▸ **Material provided**
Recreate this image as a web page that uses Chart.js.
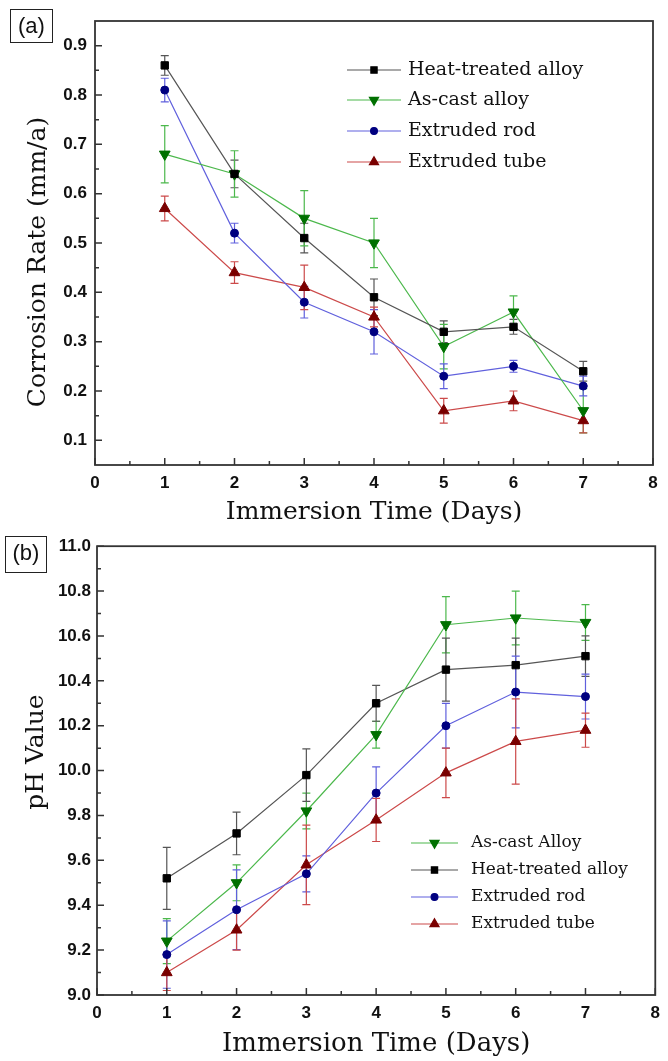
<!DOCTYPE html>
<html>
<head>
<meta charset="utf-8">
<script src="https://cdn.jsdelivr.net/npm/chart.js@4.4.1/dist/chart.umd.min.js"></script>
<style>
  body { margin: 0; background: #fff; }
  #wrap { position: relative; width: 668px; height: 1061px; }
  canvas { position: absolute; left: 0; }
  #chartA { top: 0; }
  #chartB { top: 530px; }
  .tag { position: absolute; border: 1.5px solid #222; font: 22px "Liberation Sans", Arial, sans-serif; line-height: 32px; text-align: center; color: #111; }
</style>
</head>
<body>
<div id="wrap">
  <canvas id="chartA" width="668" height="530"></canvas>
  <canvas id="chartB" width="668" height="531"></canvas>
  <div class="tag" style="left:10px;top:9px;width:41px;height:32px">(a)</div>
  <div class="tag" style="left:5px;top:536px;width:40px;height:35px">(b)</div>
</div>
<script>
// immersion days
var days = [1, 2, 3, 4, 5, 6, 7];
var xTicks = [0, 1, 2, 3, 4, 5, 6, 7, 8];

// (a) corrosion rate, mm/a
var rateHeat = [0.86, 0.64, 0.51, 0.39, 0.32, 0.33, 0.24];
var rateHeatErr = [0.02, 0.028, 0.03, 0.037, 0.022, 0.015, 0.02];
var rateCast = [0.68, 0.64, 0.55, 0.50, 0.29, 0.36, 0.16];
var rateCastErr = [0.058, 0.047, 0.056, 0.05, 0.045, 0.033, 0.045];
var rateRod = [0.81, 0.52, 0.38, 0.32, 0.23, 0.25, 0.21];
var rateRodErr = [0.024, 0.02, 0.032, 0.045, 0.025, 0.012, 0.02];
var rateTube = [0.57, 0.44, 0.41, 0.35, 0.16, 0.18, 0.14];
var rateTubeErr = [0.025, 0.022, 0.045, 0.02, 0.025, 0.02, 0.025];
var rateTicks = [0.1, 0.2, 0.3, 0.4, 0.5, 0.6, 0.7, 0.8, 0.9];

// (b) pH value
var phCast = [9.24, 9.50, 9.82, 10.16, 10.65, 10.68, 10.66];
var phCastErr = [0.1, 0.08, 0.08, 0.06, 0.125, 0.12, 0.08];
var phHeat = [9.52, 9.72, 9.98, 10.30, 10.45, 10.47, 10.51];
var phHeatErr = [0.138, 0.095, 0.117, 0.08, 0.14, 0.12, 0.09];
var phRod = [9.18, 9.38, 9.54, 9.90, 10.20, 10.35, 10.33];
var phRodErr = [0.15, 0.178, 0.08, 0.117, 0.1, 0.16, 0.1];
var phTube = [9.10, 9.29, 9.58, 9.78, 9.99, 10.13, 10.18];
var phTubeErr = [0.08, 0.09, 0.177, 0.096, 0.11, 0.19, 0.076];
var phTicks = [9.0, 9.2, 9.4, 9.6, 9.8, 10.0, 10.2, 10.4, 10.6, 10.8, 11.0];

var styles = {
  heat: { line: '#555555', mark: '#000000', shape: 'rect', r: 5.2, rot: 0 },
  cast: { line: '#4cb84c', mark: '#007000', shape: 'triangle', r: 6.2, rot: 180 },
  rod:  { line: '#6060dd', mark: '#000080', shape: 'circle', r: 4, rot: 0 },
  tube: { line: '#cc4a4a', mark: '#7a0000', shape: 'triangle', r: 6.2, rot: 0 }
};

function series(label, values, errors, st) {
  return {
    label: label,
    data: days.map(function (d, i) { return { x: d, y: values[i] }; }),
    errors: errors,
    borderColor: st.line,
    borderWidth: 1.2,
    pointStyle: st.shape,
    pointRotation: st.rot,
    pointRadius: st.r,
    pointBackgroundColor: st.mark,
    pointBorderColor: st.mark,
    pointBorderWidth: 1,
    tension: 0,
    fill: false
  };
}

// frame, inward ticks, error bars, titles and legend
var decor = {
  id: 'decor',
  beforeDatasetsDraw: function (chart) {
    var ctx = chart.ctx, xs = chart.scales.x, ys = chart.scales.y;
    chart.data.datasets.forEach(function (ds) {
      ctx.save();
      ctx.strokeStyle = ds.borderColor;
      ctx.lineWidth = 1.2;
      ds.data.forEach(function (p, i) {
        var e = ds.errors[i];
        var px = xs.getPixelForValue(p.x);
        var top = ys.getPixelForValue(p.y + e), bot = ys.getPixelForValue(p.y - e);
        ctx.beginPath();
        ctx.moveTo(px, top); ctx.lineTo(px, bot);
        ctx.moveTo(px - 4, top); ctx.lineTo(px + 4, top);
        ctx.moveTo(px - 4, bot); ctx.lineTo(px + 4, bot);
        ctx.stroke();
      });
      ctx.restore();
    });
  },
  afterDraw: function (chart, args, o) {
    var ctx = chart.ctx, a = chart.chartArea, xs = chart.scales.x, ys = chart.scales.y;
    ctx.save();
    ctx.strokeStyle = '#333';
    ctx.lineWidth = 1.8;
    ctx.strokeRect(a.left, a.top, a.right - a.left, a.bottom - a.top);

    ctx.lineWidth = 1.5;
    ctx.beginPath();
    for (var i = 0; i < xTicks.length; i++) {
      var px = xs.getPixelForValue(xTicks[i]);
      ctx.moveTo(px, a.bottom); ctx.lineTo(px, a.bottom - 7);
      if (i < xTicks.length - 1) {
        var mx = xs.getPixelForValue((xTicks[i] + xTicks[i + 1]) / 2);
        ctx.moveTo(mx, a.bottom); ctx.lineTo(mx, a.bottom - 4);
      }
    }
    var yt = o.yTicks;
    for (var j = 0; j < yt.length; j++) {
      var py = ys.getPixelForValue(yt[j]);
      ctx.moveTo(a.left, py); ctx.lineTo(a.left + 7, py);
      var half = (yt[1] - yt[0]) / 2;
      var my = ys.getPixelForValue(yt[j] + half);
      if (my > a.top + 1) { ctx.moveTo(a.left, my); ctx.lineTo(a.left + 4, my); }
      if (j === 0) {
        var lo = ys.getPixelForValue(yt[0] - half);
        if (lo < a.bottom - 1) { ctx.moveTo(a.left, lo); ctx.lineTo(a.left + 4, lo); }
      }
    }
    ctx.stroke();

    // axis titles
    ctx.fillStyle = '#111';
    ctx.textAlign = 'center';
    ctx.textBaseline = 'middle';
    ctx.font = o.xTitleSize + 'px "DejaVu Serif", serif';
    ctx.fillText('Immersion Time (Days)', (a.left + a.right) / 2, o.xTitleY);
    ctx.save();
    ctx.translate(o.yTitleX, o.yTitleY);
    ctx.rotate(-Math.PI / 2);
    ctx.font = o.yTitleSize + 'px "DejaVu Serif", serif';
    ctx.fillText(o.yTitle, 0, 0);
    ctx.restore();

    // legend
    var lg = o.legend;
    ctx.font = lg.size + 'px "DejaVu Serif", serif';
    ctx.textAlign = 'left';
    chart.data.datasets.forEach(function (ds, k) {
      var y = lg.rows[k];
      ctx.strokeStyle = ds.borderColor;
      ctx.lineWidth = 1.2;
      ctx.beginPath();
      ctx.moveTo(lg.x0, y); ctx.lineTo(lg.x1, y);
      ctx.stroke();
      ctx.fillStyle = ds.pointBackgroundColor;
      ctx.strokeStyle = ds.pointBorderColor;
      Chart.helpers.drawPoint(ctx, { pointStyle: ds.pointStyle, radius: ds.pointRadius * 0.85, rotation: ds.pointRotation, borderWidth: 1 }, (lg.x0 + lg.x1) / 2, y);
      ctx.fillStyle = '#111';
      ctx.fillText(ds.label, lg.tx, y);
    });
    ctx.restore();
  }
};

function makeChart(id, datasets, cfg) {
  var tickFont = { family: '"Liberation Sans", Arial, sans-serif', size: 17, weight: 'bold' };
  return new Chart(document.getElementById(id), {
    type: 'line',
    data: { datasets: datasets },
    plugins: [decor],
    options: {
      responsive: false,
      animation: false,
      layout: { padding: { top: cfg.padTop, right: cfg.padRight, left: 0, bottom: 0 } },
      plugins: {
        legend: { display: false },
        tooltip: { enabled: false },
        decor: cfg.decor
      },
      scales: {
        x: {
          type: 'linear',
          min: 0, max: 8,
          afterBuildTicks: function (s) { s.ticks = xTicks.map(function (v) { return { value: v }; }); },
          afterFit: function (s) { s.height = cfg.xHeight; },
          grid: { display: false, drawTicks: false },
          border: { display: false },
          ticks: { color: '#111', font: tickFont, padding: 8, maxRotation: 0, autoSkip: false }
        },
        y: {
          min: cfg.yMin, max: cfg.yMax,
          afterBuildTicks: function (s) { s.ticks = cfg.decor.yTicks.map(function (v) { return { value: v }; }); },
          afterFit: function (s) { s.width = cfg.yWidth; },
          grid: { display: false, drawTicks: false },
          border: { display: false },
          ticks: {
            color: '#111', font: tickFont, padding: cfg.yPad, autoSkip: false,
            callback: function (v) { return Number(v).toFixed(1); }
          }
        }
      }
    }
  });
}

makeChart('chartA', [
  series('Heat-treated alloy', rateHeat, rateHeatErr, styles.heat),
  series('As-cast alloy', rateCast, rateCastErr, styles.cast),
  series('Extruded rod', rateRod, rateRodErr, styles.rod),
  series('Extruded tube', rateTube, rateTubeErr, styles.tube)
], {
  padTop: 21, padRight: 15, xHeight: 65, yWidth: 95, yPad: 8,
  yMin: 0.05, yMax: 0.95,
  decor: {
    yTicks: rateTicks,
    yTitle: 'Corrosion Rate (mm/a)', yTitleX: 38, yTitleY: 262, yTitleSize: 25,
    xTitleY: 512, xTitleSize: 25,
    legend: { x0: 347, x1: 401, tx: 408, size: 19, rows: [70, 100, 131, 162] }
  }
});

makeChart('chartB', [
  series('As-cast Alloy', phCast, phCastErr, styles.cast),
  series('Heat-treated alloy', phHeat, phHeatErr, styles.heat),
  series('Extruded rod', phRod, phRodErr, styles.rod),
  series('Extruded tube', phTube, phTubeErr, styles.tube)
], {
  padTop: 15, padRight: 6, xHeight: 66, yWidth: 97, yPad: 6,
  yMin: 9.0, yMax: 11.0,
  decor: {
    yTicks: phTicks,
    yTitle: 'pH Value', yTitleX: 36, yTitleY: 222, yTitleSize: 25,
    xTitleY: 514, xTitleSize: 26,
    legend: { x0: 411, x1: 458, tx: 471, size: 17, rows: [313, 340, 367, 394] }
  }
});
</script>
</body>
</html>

▸ **Aim**
Return exactly what appears from the opening line of the material through the line with "0.7, 0.8, 0.9];", apart from the pictures.

▸ **The response**
Recreate this image as a web page that uses Chart.js.
<!DOCTYPE html>
<html>
<head>
<meta charset="utf-8">
<script src="https://cdn.jsdelivr.net/npm/chart.js@4.4.1/dist/chart.umd.min.js"></script>
<style>
  body { margin: 0; background: #fff; }
  #wrap { position: relative; width: 668px; height: 1061px; }
  canvas { position: absolute; left: 0; }
  #chartA { top: 0; }
  #chartB { top: 530px; }
  .tag { position: absolute; border: 1.5px solid #222; font: 22px "Liberation Sans", Arial, sans-serif; line-height: 32px; text-align: center; color: #111; }
</style>
</head>
<body>
<div id="wrap">
  <canvas id="chartA" width="668" height="530"></canvas>
  <canvas id="chartB" width="668" height="531"></canvas>
  <div class="tag" style="left:10px;top:9px;width:41px;height:32px">(a)</div>
  <div class="tag" style="left:5px;top:536px;width:40px;height:35px">(b)</div>
</div>
<script>
// immersion days
var days = [1, 2, 3, 4, 5, 6, 7];
var xTicks = [0, 1, 2, 3, 4, 5, 6, 7, 8];

// (a) corrosion rate, mm/a
var rateHeat = [0.86, 0.64, 0.51, 0.39, 0.32, 0.33, 0.24];
var rateHeatErr = [0.02, 0.028, 0.03, 0.037, 0.022, 0.015, 0.02];
var rateCast = [0.68, 0.64, 0.55, 0.50, 0.29, 0.36, 0.16];
var rateCastErr = [0.058, 0.047, 0.056, 0.05, 0.045, 0.033, 0.045];
var rateRod = [0.81, 0.52, 0.38, 0.32, 0.23, 0.25, 0.21];
var rateRodErr = [0.024, 0.02, 0.032, 0.045, 0.025, 0.012, 0.02];
var rateTube = [0.57, 0.44, 0.41, 0.35, 0.16, 0.18, 0.14];
var rateTubeErr = [0.025, 0.022, 0.045, 0.02, 0.025, 0.02, 0.025];
var rateTicks = [0.1, 0.2, 0.3, 0.4, 0.5, 0.6, 0.7, 0.8, 0.9];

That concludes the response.